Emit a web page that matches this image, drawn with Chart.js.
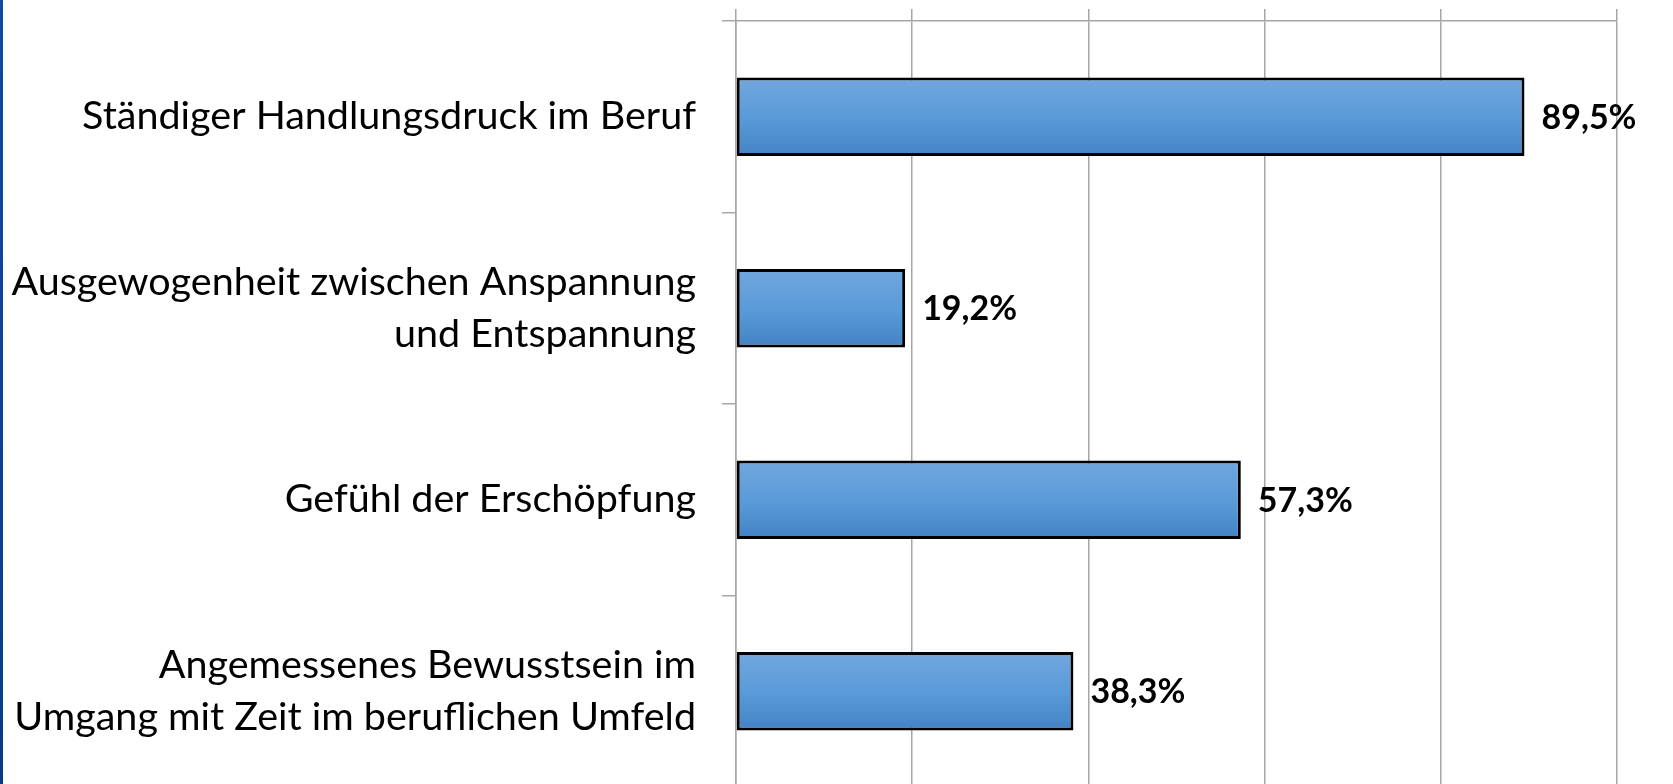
<!DOCTYPE html>
<html>
<head>
<meta charset="utf-8">
<script src="https://cdn.jsdelivr.net/npm/chart.js@4/dist/chart.umd.min.js"></script>
<style>
    html, body { margin: 0; padding: 0; background: #fff; overflow: hidden; }
    #wrap { position: relative; width: 1673px; height: 784px; }
    #strip { position: absolute; left: 0; top: 0; width: 3px; height: 784px;
             background: linear-gradient(#0c4aa6, #093a86); z-index: 2; }
    canvas { position: absolute; left: 0; top: 0; }
</style>
</head>
<body>
<div id="wrap">
    <div id="strip"></div>
    <canvas id="barChart" width="1673" height="790"></canvas>
</div>
<script>
const categories = [
    'Ständiger Handlungsdruck im Beruf',
    ['Ausgewogenheit zwischen Anspannung', 'und Entspannung'],
    'Gefühl der Erschöpfung',
    ['Angemessenes Bewusstsein im', 'Umgang mit Zeit im beruflichen Umfeld']
];
const values = [89.5, 19.2, 57.3, 38.3];
const xTicks = [0, 20, 40, 60, 80, 100];

const FONT = 'Lato';
const GRID = '#a6a6a6';
const BAR_PCT = 0.41;

// vertical gradient for each bar, built from the y scale
function barGradient(c) {
    const chart = c.chart;
    const yScale = chart.scales.y;
    if (!chart.chartArea || !yScale) return '#5b9bd5';
    const band = (yScale.bottom - yScale.top) / categories.length;
    const center = yScale.getPixelForValue(c.dataIndex);
    const half = band * BAR_PCT / 2;
    const g = chart.ctx.createLinearGradient(0, center - half, 0, center + half);
    g.addColorStop(0, '#72a7dd');
    g.addColorStop(0.5, '#5a9bd9');
    g.addColorStop(1, '#4383c5');
    return g;
}

// value labels next to bar ends
const valueLabelPlugin = {
    id: 'valueLabels',
    afterDatasetsDraw(chart) {
        const ctx = chart.ctx;
        const meta = chart.getDatasetMeta(0);
        ctx.save();
        ctx.font = `bold 34px ${FONT}`;
        ctx.fillStyle = '#000';
        ctx.textAlign = 'left';
        ctx.textBaseline = 'middle';
        meta.data.forEach((bar, i) => {
            const text = values[i].toFixed(1).replace('.', ',') + '%';
            ctx.fillText(text, bar.x + 17, bar.y + 1);
        });
        ctx.restore();
    }
};

const ctx = document.getElementById('barChart').getContext('2d');
new Chart(ctx, {
    type: 'bar',
    data: {
        labels: categories,
        datasets: [{
            data: values,
            backgroundColor: barGradient,
            borderColor: '#000',
            borderWidth: 3,
            borderSkipped: false,
            categoryPercentage: 1,
            barPercentage: BAR_PCT
        }]
    },
    options: {
        indexAxis: 'y',
        responsive: false,
        animation: false,
        layout: { padding: { left: 0, right: 56, top: 0, bottom: 3 } },
        plugins: {
            legend: { display: false },
            tooltip: { enabled: false }
        },
        scales: {
            x: {
                position: 'top',
                min: xTicks[0],
                max: xTicks[xTicks.length - 1],
                afterBuildTicks: (scale) => {
                    scale.ticks = xTicks.map(v => ({ value: v }));
                },
                ticks: { display: false },
                grid: { color: GRID, lineWidth: 1.5, drawTicks: true, tickLength: 12 },
                border: { display: true, color: GRID, width: 1.5 },
                afterFit: (scale) => {
                    scale.height = 21;
                    scale.paddingLeft = 0;
                    scale.paddingRight = 0;
                }
            },
            y: {
                grid: { drawOnChartArea: false, drawTicks: true, tickLength: 14, color: GRID, lineWidth: 1.5, offset: true },
                border: { display: true, color: GRID, width: 1.5 },
                ticks: {
                    color: '#000',
                    padding: 26,
                    font: { family: FONT, size: 39.5, lineHeight: 1.3 }
                },
                afterFit: (scale) => {
                    scale.width = 736;
                    scale.paddingTop = 0;
                    scale.paddingBottom = 0;
                }
            }
        }
    },
    plugins: [valueLabelPlugin]
});
</script>
</body>
</html>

**Short exercise**
Look at the listing and set down only the lines from its start through the line with "const BAR_PCT = 0.41;", word for word and without pictures.

**Result of the exercise**
Emit a web page that matches this image, drawn with Chart.js.
<!DOCTYPE html>
<html>
<head>
<meta charset="utf-8">
<script src="https://cdn.jsdelivr.net/npm/chart.js@4/dist/chart.umd.min.js"></script>
<style>
    html, body { margin: 0; padding: 0; background: #fff; overflow: hidden; }
    #wrap { position: relative; width: 1673px; height: 784px; }
    #strip { position: absolute; left: 0; top: 0; width: 3px; height: 784px;
             background: linear-gradient(#0c4aa6, #093a86); z-index: 2; }
    canvas { position: absolute; left: 0; top: 0; }
</style>
</head>
<body>
<div id="wrap">
    <div id="strip"></div>
    <canvas id="barChart" width="1673" height="790"></canvas>
</div>
<script>
const categories = [
    'Ständiger Handlungsdruck im Beruf',
    ['Ausgewogenheit zwischen Anspannung', 'und Entspannung'],
    'Gefühl der Erschöpfung',
    ['Angemessenes Bewusstsein im', 'Umgang mit Zeit im beruflichen Umfeld']
];
const values = [89.5, 19.2, 57.3, 38.3];
const xTicks = [0, 20, 40, 60, 80, 100];

const FONT = 'Lato';
const GRID = '#a6a6a6';
const BAR_PCT = 0.41;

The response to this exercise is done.